Thursday, 23 March 2017

And The Mountains Echoed

When asked for book recommendations, I find me asking myself “What books have I read recently that made me really think?” and I came up with one by Khaled Hosseini that I got for Christmas back in 2013. It’s called And The Mountains Echoed (ISBN 978-1-4088-4243-0) and it starts in a way that I can’t quite explain. However, it drew me in in a way that I didn’t expect it to. 

Afghanistan, 1952. Abdullah and his sister Pari live in the small village of Shadbagh. To Abdulla, Pari – as beautiful and sweet-natured as the fairy for which she was named – is everything. More like a parent than a brother, Abdullah will do anything for her, even trading his only pair of shoes for a feather for her treasured collection.

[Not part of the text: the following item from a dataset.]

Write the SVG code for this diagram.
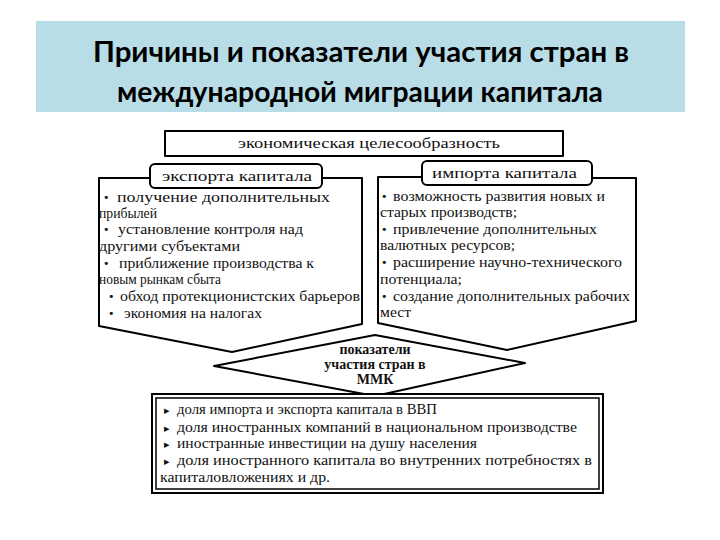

Each night they sleep together in their cot, their heads touching, their limbs tangled.
One day the siblings journey across the desert to Kabul with their father. Pari and Abdullah have no sense of the fate that awaits them there, for the event which unfolds will tear their lives apart; sometimes a finger must be cut to save the hand.
Crossing generations and continents, moving from Kabul, to Paris, to San Francisco, to the Greek island of Tinos, Khaled Hosseini writes about the bonds that define us and shape our lives, and how the choices we make resonate through history.

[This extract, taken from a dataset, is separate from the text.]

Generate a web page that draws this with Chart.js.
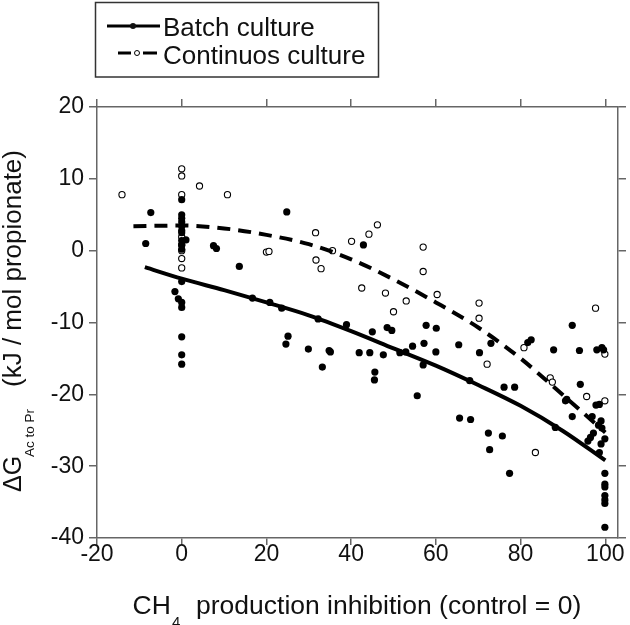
<!DOCTYPE html>
<html>
<head>
<meta charset="utf-8">
<script src="https://cdn.jsdelivr.net/npm/chart.js@4.4.1/dist/chart.umd.min.js"></script>
<style>
  body { margin: 0; background: #fff; }
  #wrap { width: 630px; height: 625px; }
</style>
</head>
<body>
<div id="wrap"><canvas id="chart" width="630" height="625"></canvas></div>
<script>
// measured points, batch culture (filled)
const batchX = [0, 0, 0, 0, 0, 0, 0, 0, 0, 0, 0, 0, 0, 0, 0, 0,
  -7.3, -8.5, 24.8, 1.0, 7.5, 8.2, 13.6, -1.6, -0.8, 16.7, 20.8, 23.6, 25.1, 24.6, 29.9,
  32.2, 33.2, 34.8, 35.1, 38.9, 41.9, 44.4, 45.0, 45.6, 45.5, 42.9, 47.6, 48.5, 49.6,
  51.5, 52.9, 54.5, 55.6, 57.2, 57.7, 57.0, 60.1, 60.0, 65.4, 68.0, 70.3, 65.6, 68.2,
  73.0, 72.4, 72.7, 75.7, 77.4, 76.1, 78.6, 81.7, 82.5, 87.8, 88.2, 90.6, 90.9, 92.2,
  92.2, 93.9, 94.1, 96.9, 95.9, 96.5, 97.2, 97.8, 98.6, 98.0, 99.2, 99.6, 99.0, 98.4,
  99.2, 99.9, 99.0, 98.6, 99.9, 99.9, 99.9, 99.9, 99.9, 99.9, 99.9];
const batchY = [7.1, 5.0, 4.5, 4.0, 3.4, 2.8, 2.5, 1.4, 0.8, 0.2, -4.3, -7.2, -7.9, -12.0, -14.5, -15.8,
  5.3, 1.0, 5.4, 1.5, 0.7, 0.3, -2.2, -5.7, -6.7, -6.6, -7.2, -8.0, -11.9, -13.0, -13.7,
  -9.5, -16.2, -13.9, -14.1, -10.3, -14.2, -14.2, -11.3, -16.9, -18.0, 0.8, -14.5, -10.7, -11.1,
  -14.2, -14.1, -13.3, -20.2, -12.9, -10.4, -15.9, -10.8, -14.1, -13.1, -18.1, -14.2, -23.3, -23.5,
  -12.9, -25.4, -27.7, -25.8, -31.0, -19.0, -19.0, -12.8, -12.4, -13.8, -24.6, -20.9, -20.7, -10.4,
  -23.1, -13.9, -18.6, -23.1, -26.5, -26.0, -25.4, -21.5, -21.4, -13.8, -13.5, -13.8, -23.7, -24.3,
  -24.7, -26.2, -26.9, -28.1, -31.0, -32.5, -32.9, -34.1, -34.7, -35.2, -38.5];

// measured points, continuous culture (open)
const contX = [-14.1, 0, 0, 0, 0, 0, 0, 0, 0, 4.2, 10.8, 20.0, 20.6, 31.6, 31.7, 32.9,
  35.6, 40.1, 44.2, 46.2, 42.5, 48.1, 53.0, 50.0, 57.0, 57.0, 60.3, 70.2, 70.2, 72.1,
  80.8, 83.5, 87.0, 87.5, 95.6, 97.7, 99.9, 99.9];
const contY = [7.8, 11.4, 10.4, 7.8, 1.9, 0.8, 0.0, -1.1, -2.4, 9.0, 7.8, -0.2, -0.1, 2.5, -1.3, -2.5,
  0.0, 1.3, 2.3, 3.6, -5.2, -5.9, -7.0, -8.5, 0.5, -2.9, -6.1, -7.3, -9.4, -15.8,
  -13.5, -28.1, -17.7, -18.3, -20.3, -8.0, -14.4, -20.9];

// fitted curves
const batchFitX = [-8.7, 0, 10, 20, 30, 40, 50, 60, 70, 80, 90, 100];
const batchFitY = [-2.3, -3.9, -5.5, -7.2, -9.0, -11.2, -13.6, -16.0, -18.7, -21.6, -25.1, -29.2];
const contFitX = [-11.4, 0, 10, 20, 30, 40, 50, 60, 70, 80, 90, 100];
const contFitY = [3.4, 3.5, 3.1, 2.2, 0.9, -1.2, -4.0, -7.2, -10.7, -15.0, -20.1, -25.3];

const FONT = '"Liberation Sans", Arial, sans-serif';
const toXY = (xs, ys) => xs.map((x, i) => ({ x: x, y: ys[i] }));

// legend box + axis titles drawn by hand (subscripts)
const extras = {
  id: 'extras',
  afterDraw(chart) {
    const ctx = chart.ctx;
    ctx.save();
    ctx.fillStyle = '#111';

    // legend
    ctx.lineWidth = 1.5;
    ctx.strokeStyle = '#333';
    ctx.strokeRect(95.5, 2.5, 283, 74.5);
    ctx.strokeStyle = '#000';
    ctx.lineWidth = 3;
    ctx.beginPath(); ctx.moveTo(107, 26); ctx.lineTo(160, 26); ctx.stroke();
    ctx.beginPath(); ctx.arc(133, 26, 3, 0, Math.PI * 2); ctx.fill();
    ctx.beginPath(); ctx.moveTo(118, 53); ctx.lineTo(131, 53); ctx.moveTo(143, 53); ctx.lineTo(157, 53); ctx.stroke();
    ctx.lineWidth = 1;
    ctx.fillStyle = '#fff';
    ctx.beginPath(); ctx.arc(137, 53, 2.5, 0, Math.PI * 2); ctx.fill(); ctx.stroke();
    ctx.fillStyle = '#111';
    ctx.font = '26px ' + FONT;
    ctx.textBaseline = 'alphabetic';
    ctx.textAlign = 'left';
    ctx.fillText('Batch culture', 163, 36);
    ctx.fillText('Continuos culture', 163, 64);

    // x title
    ctx.font = '26.5px ' + FONT;
    ctx.fillText('CH', 132.5, 614);
    ctx.font = '15px ' + FONT;
    ctx.fillText('4', 172, 627);
    ctx.font = '26.5px ' + FONT;
    ctx.fillText('production inhibition (control = 0)', 196, 614);

    // y title
    ctx.translate(0, 492);
    ctx.rotate(-Math.PI / 2);
    ctx.font = '25px ' + FONT;
    ctx.fillText('\u0394G', 0, 21);
    ctx.font = '13.5px ' + FONT;
    ctx.fillText('Ac to Pr', 35, 33.5);
    ctx.font = '26px ' + FONT;
    ctx.fillText('(kJ / mol propionate)', 105, 21);
    ctx.restore();
  }
};

const axisGrid = { drawOnChartArea: false, drawTicks: true, tickLength: 8, color: '#666', lineWidth: 1.5 };
const axisBorder = { color: '#666', width: 1.5 };

new Chart(document.getElementById('chart'), {
  type: 'scatter',
  data: {
    datasets: [
      {
        label: 'Batch fit',
        type: 'line',
        data: toXY(batchFitX, batchFitY),
        borderColor: '#000',
        borderWidth: 4,
        pointRadius: 0,
        cubicInterpolationMode: 'monotone',
        fill: false
      },
      {
        label: 'Continuos fit',
        type: 'line',
        data: toXY(contFitX, contFitY),
        borderColor: '#000',
        borderWidth: 4,
        borderDash: [13, 8],
        pointRadius: 0,
        cubicInterpolationMode: 'monotone',
        fill: false
      },
      {
        label: 'Batch culture',
        data: toXY(batchX, batchY),
        backgroundColor: '#000',
        borderColor: '#000',
        borderWidth: 0,
        pointRadius: 3.6
      },
      {
        label: 'Continuos culture',
        data: toXY(contX, contY),
        backgroundColor: '#fff',
        borderColor: '#000',
        borderWidth: 1.1,
        pointRadius: 3.1
      }
    ]
  },
  options: {
    responsive: false,
    animation: false,
    layout: { padding: { top: 98, left: 0, right: 0, bottom: 0 } },
    plugins: { legend: { display: false }, tooltip: { enabled: false } },
    scales: {
      x: {
        type: 'linear', position: 'bottom', min: -20, max: 103,
        ticks: { stepSize: 20, includeBounds: false, color: '#111', font: { family: FONT, size: 23 }, padding: -4, maxRotation: 0 },
        grid: Object.assign({}, axisGrid, { tickLength: 7 }),
        border: axisBorder,
        afterFit: s => { s.height = 87; }
      },
      x2: {
        type: 'linear', position: 'top', min: -20, max: 103,
        ticks: { stepSize: 20, includeBounds: false, callback: () => '' },
        grid: axisGrid,
        border: axisBorder,
        afterFit: s => { s.height = 9; }
      },
      y: {
        type: 'linear', position: 'left', min: -40, max: 20,
        ticks: { stepSize: 10, includeBounds: false, color: '#111', font: { family: FONT, size: 23 }, padding: 5 },
        grid: axisGrid,
        border: axisBorder,
        afterFit: s => { s.width = 97; }
      },
      y2: {
        type: 'linear', position: 'right', min: -40, max: 20,
        ticks: { stepSize: 10, includeBounds: false, callback: () => '' },
        grid: axisGrid,
        border: axisBorder,
        afterFit: s => { s.width = 12; }
      }
    }
  },
  plugins: [extras]
});
</script>
</body>
</html>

The blurb above, just in case any of you are interested in reading a bit about it, had me intrigued. When I got this book, I read it in a week, and even now I highly recommend it to anyone and everyone. It’s been years since I found a book that could interest me more than my night time texting sessions with my best friends, however Hosseini has this style of writing that makes you forget your surroundings and indulges your imagination. Starting with the tale of Abdullah and Pari, the story shows how our actions can affect the lives of those we never expected them to. One thing said or done can change what happens to the people we love and care about. Without giving it away, Hosseini chooses a character from the first chapter to follow in the second, then one from the second to carry on into the third. While the connection may not be clear at first, it soon is obvious who he has picked.

Put in pic of book here

Now I can understand to a lot of people this is not a book that immediately catches your eye. To be honest I wouldn’t have picked it if I hadn’t been bought it, however, while reading it, I was making some decisions myself. I’d recently received an offer from the University of Edinburgh to study Astrophysics. While I always knew I would prefer Glasgow and doubted whether Edinburgh would even consider giving me an offer, I was left unsure as to where to choose. As I began to consider my options, this book helped me realise that without my friends and family I would never have got this far and by choosing to move away for uni I would be cutting ties with a lot of them. I know that’s sort of the idea, you get to start being more independent and make something of yourself. But all my friends were staying in Northern Ireland, and most of them were doing the same course. That was when the real doubt started. However, I went with my gut instinct and chose University of Glasgow. Hopefully that was the right decision, I'm still not 100% sure and here we are three years later! Life decisions can be difficult. You don’t know what will happen or who you’ll affect, but don't ever let it stop you from following your dreams and achieving the best you can.